Exercise brief - Set down the data below from its first line to the line holding "(0,0) rectangle (936,830);", inclusive; omit all pictures.

Data provided -

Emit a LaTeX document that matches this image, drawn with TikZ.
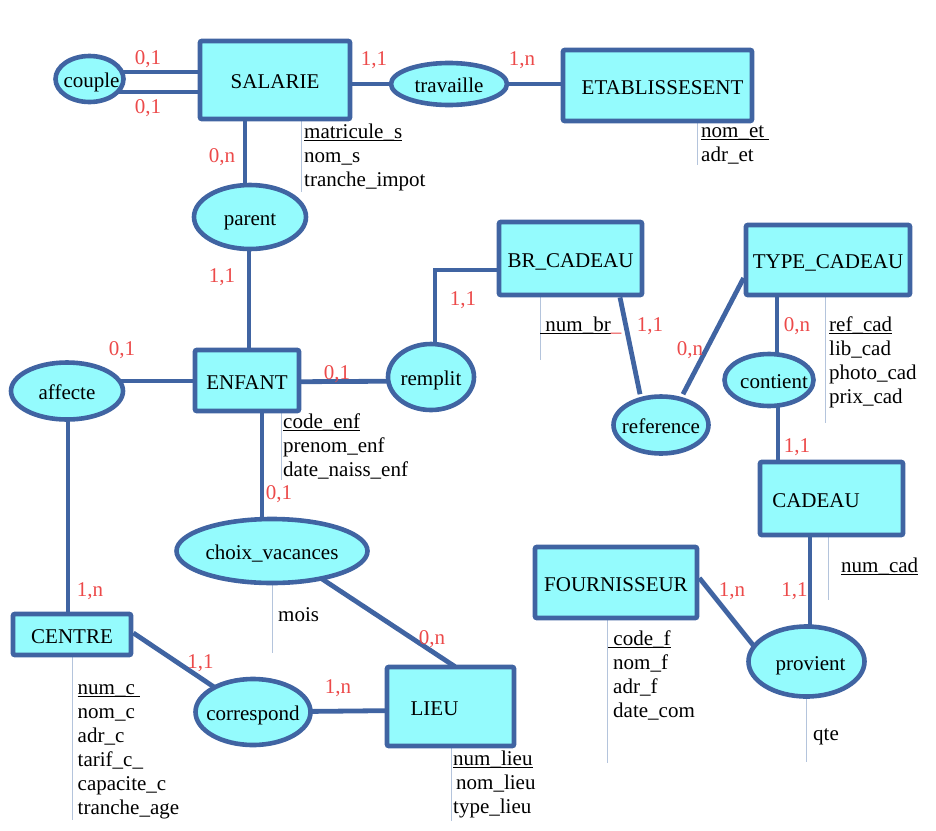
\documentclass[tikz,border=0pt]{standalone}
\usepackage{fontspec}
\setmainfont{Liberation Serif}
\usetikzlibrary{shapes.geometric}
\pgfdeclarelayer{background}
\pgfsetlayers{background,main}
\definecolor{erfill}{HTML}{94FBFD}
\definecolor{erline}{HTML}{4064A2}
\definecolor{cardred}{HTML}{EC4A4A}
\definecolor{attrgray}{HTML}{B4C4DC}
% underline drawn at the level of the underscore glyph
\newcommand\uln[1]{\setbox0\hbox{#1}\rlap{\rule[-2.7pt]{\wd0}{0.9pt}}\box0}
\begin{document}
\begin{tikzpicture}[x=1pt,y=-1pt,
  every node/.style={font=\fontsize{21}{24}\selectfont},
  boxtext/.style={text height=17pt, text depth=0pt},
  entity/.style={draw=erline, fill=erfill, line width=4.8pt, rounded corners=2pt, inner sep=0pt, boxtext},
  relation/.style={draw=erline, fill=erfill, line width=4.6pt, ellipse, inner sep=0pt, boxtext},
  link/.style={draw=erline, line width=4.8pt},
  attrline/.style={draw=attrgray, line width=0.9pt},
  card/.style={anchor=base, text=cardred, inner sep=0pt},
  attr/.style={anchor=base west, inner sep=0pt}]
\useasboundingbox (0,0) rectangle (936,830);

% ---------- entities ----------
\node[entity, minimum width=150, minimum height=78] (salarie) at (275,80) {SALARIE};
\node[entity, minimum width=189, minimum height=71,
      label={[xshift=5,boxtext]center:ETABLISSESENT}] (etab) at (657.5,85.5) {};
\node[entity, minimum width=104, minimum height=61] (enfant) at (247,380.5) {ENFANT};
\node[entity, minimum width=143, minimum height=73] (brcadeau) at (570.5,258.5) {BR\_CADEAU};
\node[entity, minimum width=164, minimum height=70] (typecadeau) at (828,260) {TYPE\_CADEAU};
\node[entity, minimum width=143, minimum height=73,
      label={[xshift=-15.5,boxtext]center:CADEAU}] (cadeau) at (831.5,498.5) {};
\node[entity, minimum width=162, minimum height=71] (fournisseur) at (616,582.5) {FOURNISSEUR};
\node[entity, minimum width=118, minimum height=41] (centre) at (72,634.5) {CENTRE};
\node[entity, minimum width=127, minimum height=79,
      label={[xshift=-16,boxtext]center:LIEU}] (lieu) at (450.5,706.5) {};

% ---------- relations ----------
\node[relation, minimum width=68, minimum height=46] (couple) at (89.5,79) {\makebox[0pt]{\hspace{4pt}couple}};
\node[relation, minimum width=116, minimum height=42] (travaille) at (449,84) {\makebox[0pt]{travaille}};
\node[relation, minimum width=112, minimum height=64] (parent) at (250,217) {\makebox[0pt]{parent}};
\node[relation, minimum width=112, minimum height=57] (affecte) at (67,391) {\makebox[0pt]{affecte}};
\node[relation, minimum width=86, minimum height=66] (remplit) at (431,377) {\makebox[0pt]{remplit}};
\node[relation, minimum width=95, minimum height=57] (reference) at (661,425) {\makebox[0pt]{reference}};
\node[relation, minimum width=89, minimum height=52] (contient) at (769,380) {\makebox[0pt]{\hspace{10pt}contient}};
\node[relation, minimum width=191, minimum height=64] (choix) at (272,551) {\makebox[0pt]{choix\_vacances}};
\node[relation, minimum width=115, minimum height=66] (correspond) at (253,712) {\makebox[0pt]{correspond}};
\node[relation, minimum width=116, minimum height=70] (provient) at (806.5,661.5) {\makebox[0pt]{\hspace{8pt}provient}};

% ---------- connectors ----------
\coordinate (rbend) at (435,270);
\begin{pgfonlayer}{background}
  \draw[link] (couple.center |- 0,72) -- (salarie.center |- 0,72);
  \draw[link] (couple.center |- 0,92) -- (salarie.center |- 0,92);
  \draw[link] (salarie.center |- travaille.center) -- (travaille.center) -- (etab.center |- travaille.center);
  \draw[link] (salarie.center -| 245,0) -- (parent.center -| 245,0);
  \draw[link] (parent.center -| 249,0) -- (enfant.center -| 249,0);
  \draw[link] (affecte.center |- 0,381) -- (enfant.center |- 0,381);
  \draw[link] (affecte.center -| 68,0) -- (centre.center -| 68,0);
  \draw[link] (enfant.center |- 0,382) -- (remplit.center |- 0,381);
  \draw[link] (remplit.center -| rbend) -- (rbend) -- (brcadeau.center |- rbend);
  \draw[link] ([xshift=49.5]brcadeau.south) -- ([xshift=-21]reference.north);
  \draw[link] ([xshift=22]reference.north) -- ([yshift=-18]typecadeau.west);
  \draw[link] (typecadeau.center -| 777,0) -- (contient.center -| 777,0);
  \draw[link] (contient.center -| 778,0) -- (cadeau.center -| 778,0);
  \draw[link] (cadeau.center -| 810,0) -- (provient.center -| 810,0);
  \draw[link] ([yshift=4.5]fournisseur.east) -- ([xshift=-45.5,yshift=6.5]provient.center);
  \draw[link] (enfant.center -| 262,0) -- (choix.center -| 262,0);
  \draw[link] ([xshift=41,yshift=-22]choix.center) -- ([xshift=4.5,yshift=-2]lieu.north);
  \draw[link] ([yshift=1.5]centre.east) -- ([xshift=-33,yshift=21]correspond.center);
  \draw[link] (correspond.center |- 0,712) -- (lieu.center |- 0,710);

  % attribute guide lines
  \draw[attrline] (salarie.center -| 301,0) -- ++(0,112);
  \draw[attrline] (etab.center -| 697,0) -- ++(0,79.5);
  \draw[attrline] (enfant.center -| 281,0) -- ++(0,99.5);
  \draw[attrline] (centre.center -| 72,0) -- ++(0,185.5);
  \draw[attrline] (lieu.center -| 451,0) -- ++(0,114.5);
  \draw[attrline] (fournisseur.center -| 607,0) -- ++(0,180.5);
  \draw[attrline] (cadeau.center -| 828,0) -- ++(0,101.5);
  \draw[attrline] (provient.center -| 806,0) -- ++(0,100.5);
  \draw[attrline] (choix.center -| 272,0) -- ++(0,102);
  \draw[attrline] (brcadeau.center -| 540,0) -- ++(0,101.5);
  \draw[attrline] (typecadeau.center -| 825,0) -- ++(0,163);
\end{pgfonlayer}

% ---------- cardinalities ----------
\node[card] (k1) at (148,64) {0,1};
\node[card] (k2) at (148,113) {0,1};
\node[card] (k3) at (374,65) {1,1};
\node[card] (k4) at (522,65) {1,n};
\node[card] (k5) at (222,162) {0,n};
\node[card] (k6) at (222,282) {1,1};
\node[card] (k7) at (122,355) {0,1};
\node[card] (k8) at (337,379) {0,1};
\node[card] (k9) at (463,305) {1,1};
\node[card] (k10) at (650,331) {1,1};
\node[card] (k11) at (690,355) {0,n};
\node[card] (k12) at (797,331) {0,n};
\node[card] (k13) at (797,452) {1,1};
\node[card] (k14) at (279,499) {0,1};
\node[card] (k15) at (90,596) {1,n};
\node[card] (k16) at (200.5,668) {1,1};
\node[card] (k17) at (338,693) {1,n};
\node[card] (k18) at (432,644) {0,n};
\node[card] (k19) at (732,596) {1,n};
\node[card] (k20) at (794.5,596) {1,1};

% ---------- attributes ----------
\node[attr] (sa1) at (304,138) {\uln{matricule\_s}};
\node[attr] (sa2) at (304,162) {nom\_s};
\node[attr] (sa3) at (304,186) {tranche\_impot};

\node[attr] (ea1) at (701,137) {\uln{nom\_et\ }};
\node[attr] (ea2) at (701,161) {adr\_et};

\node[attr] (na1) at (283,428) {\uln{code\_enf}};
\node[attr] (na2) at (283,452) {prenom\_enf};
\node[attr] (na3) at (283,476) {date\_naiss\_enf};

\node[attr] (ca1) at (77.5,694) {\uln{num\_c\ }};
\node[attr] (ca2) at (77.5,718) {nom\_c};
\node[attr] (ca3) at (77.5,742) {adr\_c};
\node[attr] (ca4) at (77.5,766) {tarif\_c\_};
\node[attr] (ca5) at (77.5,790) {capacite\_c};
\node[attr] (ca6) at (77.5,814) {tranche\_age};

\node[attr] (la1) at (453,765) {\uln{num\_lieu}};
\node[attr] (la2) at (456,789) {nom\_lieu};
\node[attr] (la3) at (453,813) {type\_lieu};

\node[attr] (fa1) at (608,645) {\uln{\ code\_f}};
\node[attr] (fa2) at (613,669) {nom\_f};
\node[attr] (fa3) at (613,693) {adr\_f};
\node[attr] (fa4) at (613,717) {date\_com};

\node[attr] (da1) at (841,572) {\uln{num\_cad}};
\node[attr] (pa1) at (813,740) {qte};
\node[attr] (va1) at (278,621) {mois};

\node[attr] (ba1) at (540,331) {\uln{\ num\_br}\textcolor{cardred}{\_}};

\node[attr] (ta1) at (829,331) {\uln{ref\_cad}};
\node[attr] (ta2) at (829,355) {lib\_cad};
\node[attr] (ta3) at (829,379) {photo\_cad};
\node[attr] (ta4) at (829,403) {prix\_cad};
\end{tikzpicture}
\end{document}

Task solution -
Emit a LaTeX document that matches this image, drawn with TikZ.
\documentclass[tikz,border=0pt]{standalone}
\usepackage{fontspec}
\setmainfont{Liberation Serif}
\usetikzlibrary{shapes.geometric}
\pgfdeclarelayer{background}
\pgfsetlayers{background,main}
\definecolor{erfill}{HTML}{94FBFD}
\definecolor{erline}{HTML}{4064A2}
\definecolor{cardred}{HTML}{EC4A4A}
\definecolor{attrgray}{HTML}{B4C4DC}
% underline drawn at the level of the underscore glyph
\newcommand\uln[1]{\setbox0\hbox{#1}\rlap{\rule[-2.7pt]{\wd0}{0.9pt}}\box0}
\begin{document}
\begin{tikzpicture}[x=1pt,y=-1pt,
  every node/.style={font=\fontsize{21}{24}\selectfont},
  boxtext/.style={text height=17pt, text depth=0pt},
  entity/.style={draw=erline, fill=erfill, line width=4.8pt, rounded corners=2pt, inner sep=0pt, boxtext},
  relation/.style={draw=erline, fill=erfill, line width=4.6pt, ellipse, inner sep=0pt, boxtext},
  link/.style={draw=erline, line width=4.8pt},
  attrline/.style={draw=attrgray, line width=0.9pt},
  card/.style={anchor=base, text=cardred, inner sep=0pt},
  attr/.style={anchor=base west, inner sep=0pt}]
\useasboundingbox (0,0) rectangle (936,830);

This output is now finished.